PROBLEM
Reproduce the data exactly.

· · ·

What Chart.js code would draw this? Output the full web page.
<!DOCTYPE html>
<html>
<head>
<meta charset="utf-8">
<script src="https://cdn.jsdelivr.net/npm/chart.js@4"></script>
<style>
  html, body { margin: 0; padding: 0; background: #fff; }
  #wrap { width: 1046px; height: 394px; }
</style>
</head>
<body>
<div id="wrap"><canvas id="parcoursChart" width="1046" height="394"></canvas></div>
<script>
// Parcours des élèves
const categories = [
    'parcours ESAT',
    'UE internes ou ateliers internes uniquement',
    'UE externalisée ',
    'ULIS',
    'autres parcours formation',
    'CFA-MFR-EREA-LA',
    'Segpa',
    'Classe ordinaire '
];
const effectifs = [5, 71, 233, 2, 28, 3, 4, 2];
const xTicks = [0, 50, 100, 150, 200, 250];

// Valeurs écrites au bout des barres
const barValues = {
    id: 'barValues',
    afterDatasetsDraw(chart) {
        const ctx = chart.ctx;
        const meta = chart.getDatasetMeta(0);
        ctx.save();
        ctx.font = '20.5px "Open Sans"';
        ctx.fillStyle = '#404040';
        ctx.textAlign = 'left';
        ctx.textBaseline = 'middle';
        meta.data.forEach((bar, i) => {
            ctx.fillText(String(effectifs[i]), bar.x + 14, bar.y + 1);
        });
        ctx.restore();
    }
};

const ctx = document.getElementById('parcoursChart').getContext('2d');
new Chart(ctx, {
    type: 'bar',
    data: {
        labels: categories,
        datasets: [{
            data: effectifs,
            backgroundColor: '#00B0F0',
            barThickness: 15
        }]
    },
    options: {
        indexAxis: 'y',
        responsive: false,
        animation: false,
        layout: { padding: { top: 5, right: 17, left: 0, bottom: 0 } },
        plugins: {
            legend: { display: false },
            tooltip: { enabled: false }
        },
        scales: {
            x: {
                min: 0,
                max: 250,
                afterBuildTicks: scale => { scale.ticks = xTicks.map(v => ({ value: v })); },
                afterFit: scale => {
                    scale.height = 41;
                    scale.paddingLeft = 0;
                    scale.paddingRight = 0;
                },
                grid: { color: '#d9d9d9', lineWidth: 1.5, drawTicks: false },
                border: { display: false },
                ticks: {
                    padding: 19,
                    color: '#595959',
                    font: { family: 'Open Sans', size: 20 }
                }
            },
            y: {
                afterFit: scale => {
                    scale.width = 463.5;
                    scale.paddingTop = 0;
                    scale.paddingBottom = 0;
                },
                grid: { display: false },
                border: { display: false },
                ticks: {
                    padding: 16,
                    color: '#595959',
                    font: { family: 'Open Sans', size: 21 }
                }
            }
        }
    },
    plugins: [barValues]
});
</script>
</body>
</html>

· · ·

TASK SOLUTION
What Chart.js code would draw this? Output the full web page.
<!DOCTYPE html>
<html>
<head>
<meta charset="utf-8">
<script src="https://cdn.jsdelivr.net/npm/chart.js@4"></script>
<style>
  html, body { margin: 0; padding: 0; background: #fff; }
  #wrap { width: 1046px; height: 394px; }
</style>
</head>
<body>
<div id="wrap"><canvas id="parcoursChart" width="1046" height="394"></canvas></div>
<script>
// Parcours des élèves
const categories = [
    'parcours ESAT',
    'UE internes ou ateliers internes uniquement',
    'UE externalisée ',
    'ULIS',
    'autres parcours formation',
    'CFA-MFR-EREA-LA',
    'Segpa',
    'Classe ordinaire '
];
const effectifs = [5, 71, 233, 2, 28, 3, 4, 2];
const xTicks = [0, 50, 100, 150, 200, 250];

// Valeurs écrites au bout des barres
const barValues = {
    id: 'barValues',
    afterDatasetsDraw(chart) {
        const ctx = chart.ctx;
        const meta = chart.getDatasetMeta(0);
        ctx.save();
        ctx.font = '20.5px "Open Sans"';
        ctx.fillStyle = '#404040';
        ctx.textAlign = 'left';
        ctx.textBaseline = 'middle';
        meta.data.forEach((bar, i) => {
            ctx.fillText(String(effectifs[i]), bar.x + 14, bar.y + 1);
        });
        ctx.restore();
    }
};

const ctx = document.getElementById('parcoursChart').getContext('2d');
new Chart(ctx, {
    type: 'bar',
    data: {
        labels: categories,
        datasets: [{
            data: effectifs,
            backgroundColor: '#00B0F0',
            barThickness: 15
        }]
    },
    options: {
        indexAxis: 'y',
        responsive: false,
        animation: false,
        layout: { padding: { top: 5, right: 17, left: 0, bottom: 0 } },
        plugins: {
            legend: { display: false },
            tooltip: { enabled: false }
        },
        scales: {
            x: {
                min: 0,
                max: 250,
                afterBuildTicks: scale => { scale.ticks = xTicks.map(v => ({ value: v })); },
                afterFit: scale => {
                    scale.height = 41;
                    scale.paddingLeft = 0;
                    scale.paddingRight = 0;
                },
                grid: { color: '#d9d9d9', lineWidth: 1.5, drawTicks: false },
                border: { display: false },
                ticks: {
                    padding: 19,
                    color: '#595959',
                    font: { family: 'Open Sans', size: 20 }
                }
            },
            y: {
                afterFit: scale => {
                    scale.width = 463.5;
                    scale.paddingTop = 0;
                    scale.paddingBottom = 0;
                },
                grid: { display: false },
                border: { display: false },
                ticks: {
                    padding: 16,
                    color: '#595959',
                    font: { family: 'Open Sans', size: 21 }
                }
            }
        }
    },
    plugins: [barValues]
});
</script>
</body>
</html>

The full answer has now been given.